A Comprehensive Evaluation of Large Language Models on Temporal Event Forecasting
He Chang, Chenchen Ye, Zhulin Tao, Jie Wu, Zhengmao Yang, Yunshan Ma, Xianglin Huang, Tat-Seng Chua
TL;DR
This work systematically evaluates large language models on text-involved temporal event forecasting by building MidEast-TE-mini, a benchmark combining structured events with accompanying news texts. It compares graph-only, text-only, and graph-text (mixed) methods, investigating prompt design and LoRA-based fine-tuning, plus retrieval-augmented generation with multiple retrievers and scopes. Key findings show that fine-tuning markedly improves performance, raw text input helps little in zero-shot settings, and retrieval modules can capture temporal patterns yet may introduce noise and popularity bias; complex-event retrieval generally yields best results. The study highlights practical directions for future research, including larger, higher-quality benchmarks and better alignment of graph and textual representations within LLMs to advance temporal event forecasting in real-world scenarios.$G_t$ and $\mathbf{G}_{<t}$ formalize the data, and $(S,O,T)$ represents the forecasting target in the formulated MCQ setup.$
Abstract
Recently, Large Language Models (LLMs) have demonstrated great potential in various data mining tasks, such as knowledge question answering, mathematical reasoning, and commonsense reasoning. However, the reasoning capability of LLMs on temporal event forecasting has been under-explored. To systematically investigate their abilities in temporal event forecasting, we conduct a comprehensive evaluation of LLM-based methods for temporal event forecasting. Due to the lack of a high-quality dataset that involves both graph and textual data, we first construct a benchmark dataset, named MidEast-TE-mini. Based on this dataset, we design a series of baseline methods, characterized by various input formats and retrieval augmented generation (RAG) modules.
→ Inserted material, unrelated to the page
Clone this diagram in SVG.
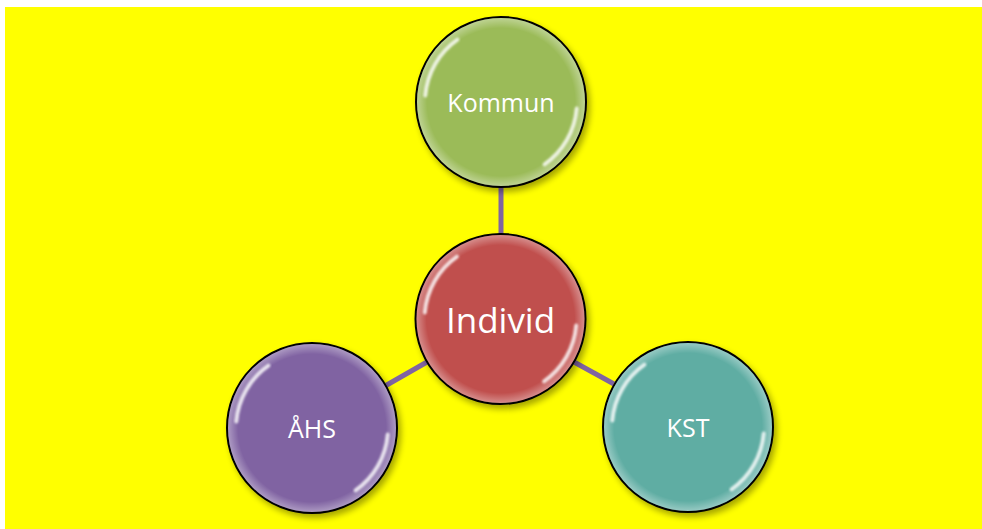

From extensive experiments, we find that directly integrating raw texts into the input of LLMs does not enhance zero-shot extrapolation performance. In contrast, fine-tuning LLMs with raw texts can significantly improve performance. Additionally, LLMs enhanced with retrieval modules can effectively capture temporal relational patterns hidden in historical events. However, issues such as popularity bias and the long-tail problem persist in LLMs, particularly in the retrieval-augmented generation (RAG) method. These findings not only deepen our understanding of LLM-based event forecasting methods but also highlight several promising research directions. We consider that this comprehensive evaluation, along with the identified research opportunities, will significantly contribute to future research on temporal event forecasting through LLMs.